En su segundo mandato, no está claro que Trump repita estos errores, a pesar de haber prometido más recortes fiscales. Y haberse quejado de la Ley CHIPS y de Ciencia, aprobada con apoyo bipartidista durante la administración del presidente Joe Biden, que impulsó la industria de los semiconductores y provocó un aumento sin precedentes de la inversión en empresas estadounidenses.
Todos los nombramientos clave de Trump, en comparación con los de su primer mandato, están más alejados del establishment republicano y apuestan por la necesidad de un papel activo del Estado en el fortalecimiento de la base industrial.
El multimillonario Elon Musk, por su experiencia tanto con Tesla como con SpaceX, entiende mejor que nadie el papel del Gobierno a la hora de impulsar la inversión y la innovación; pero a la vez ahora va a dirigir un programa de recorte del Estado (DOGE).
El nuevo equipo parece tener claro que para competir frente a China tienen que desarrollar, al igual que su principal competidor, política industrial, y aumentar el gasto estadounidense en defensa y tecnología para impulsar a la vez la inversión privada.
Las capacidades de inteligencia artificial de vanguardia son una prioridad máxima de la seguridad nacional. Esto, a su vez, requiere una producción de chips de vanguardia, la infraestructura necesaria para sostener enormes centros de datos y la abundancia de energía para alimentarlos.
Sólo a través del refuerzo del multilateralismo y la regulación se puede hacer frente a estos desafíos, ante el limitado margen de maniobra de los Estados.
La tecnología de defensa de nueva generación, incluida la espacial, también es una prioridad obvia. También lo es la competencia básica en construcción naval.
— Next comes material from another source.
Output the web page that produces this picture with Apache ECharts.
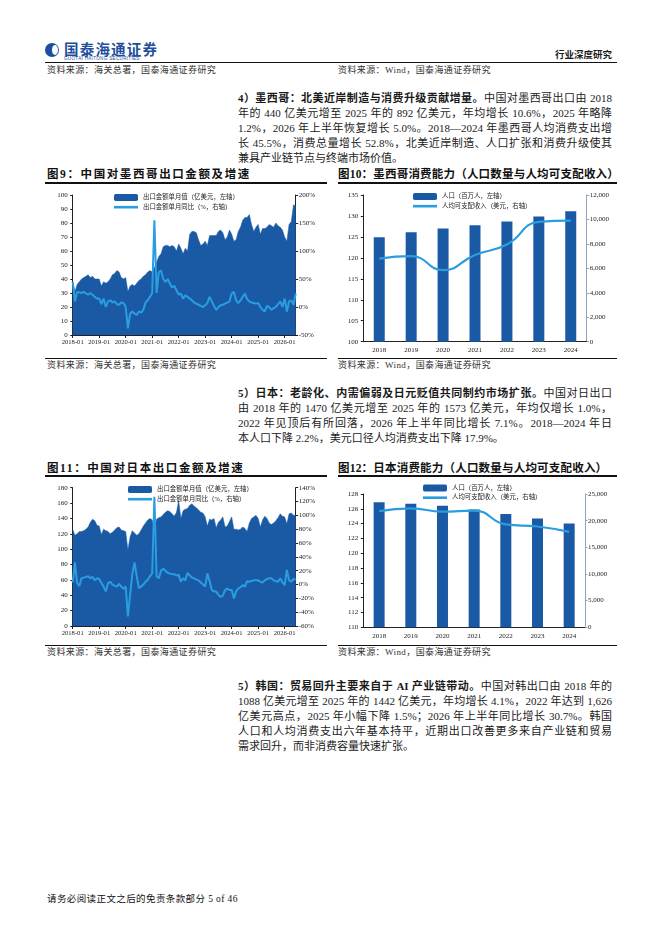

El pleno desarrollo de los recursos naturales -minerales críticos, petróleo y gas- es otra prioridad para la nueva estrategia económica y la apuesta por el desarrollo de las tecnologías energéticas nuclear y geotérmica, para cubrir la insaciable demanda de los centros de datos.
Otra cuestión es cuáles son las consecuencias del tándem Trump-tecnológicas para el resto del mundo. Qué pasará con el combate mundial de los efectos del cambio climático, el aumento de las desigualdades y la pobreza en el mundo o las crisis sanitarias globales.
Sólo a través del refuerzo del multilateralismo y la regulación se puede hacer frente a estos desafíos, ante el limitado margen de maniobra de los Estados. Veremos los efectos de las primeras decisiones proteccionistas y nacionalistas que ha adoptado la Administración Trump.